Over my many years of writing about books, there have been exceptional ones published that defy normal reviewing – books that are so poignant in reflecting a particular point in time through an individual’s experience that they are effectively beyond any critical comment. Once verified, they stand entirely on their own in what they communicate. Examples of such works are the Sarajevo diary of Zlata Filipović or the bird watching journals of Jonathan Trouern-Trend from his tours of duty during the U.S.-Iraq War. To these has been recently added Michal Skibinski’s summer holiday handwriting assignment from 1939, recently published under the title I Saw a Beautiful Woodpecker.

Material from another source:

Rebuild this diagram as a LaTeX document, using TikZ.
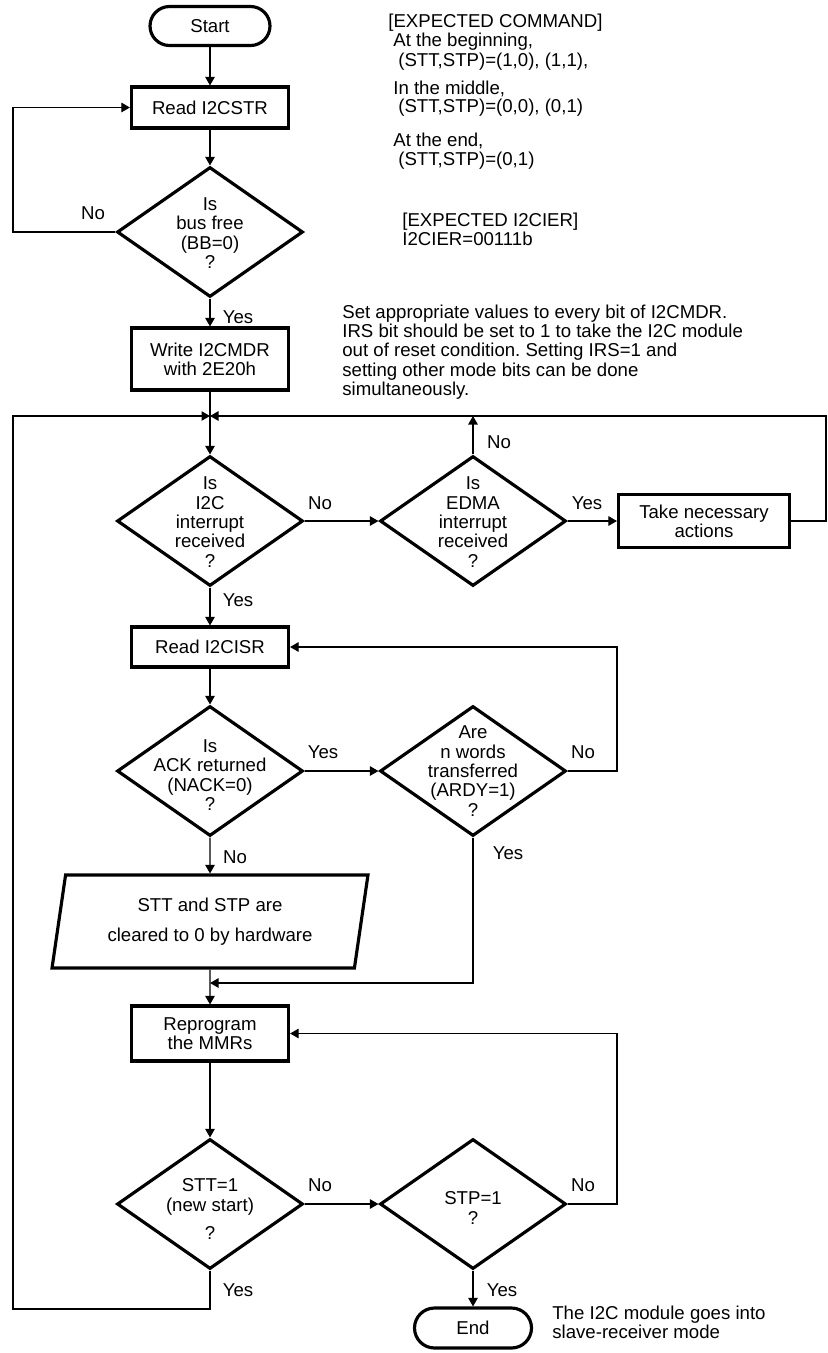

In 1939, the then eight-year-old Mr. Skibinski’s teacher set him an assignment to keep a journal, entering one sentence each day over the summer break from school. The fact that this summer break, and all the entries he made during it, occurred in his native Poland, a nation that the National Socialist government of Germany military forces invaded on the first day of September of that year, makes young Michal’s innocent observations of nature and other aspects of daily life astonishingly poignant.

Translated by Eliza Marciniak and thoroughly illustrated by Ala Bankroft, this very brief book speaks volumes about how transient the normal, seemingly insignificant small moments of life we all experience each day truly are, and how, at the whim of a egomaniacal madman raised to power by a benighted, bankrupted citizenry, they can be stripped away in the blink of an eye.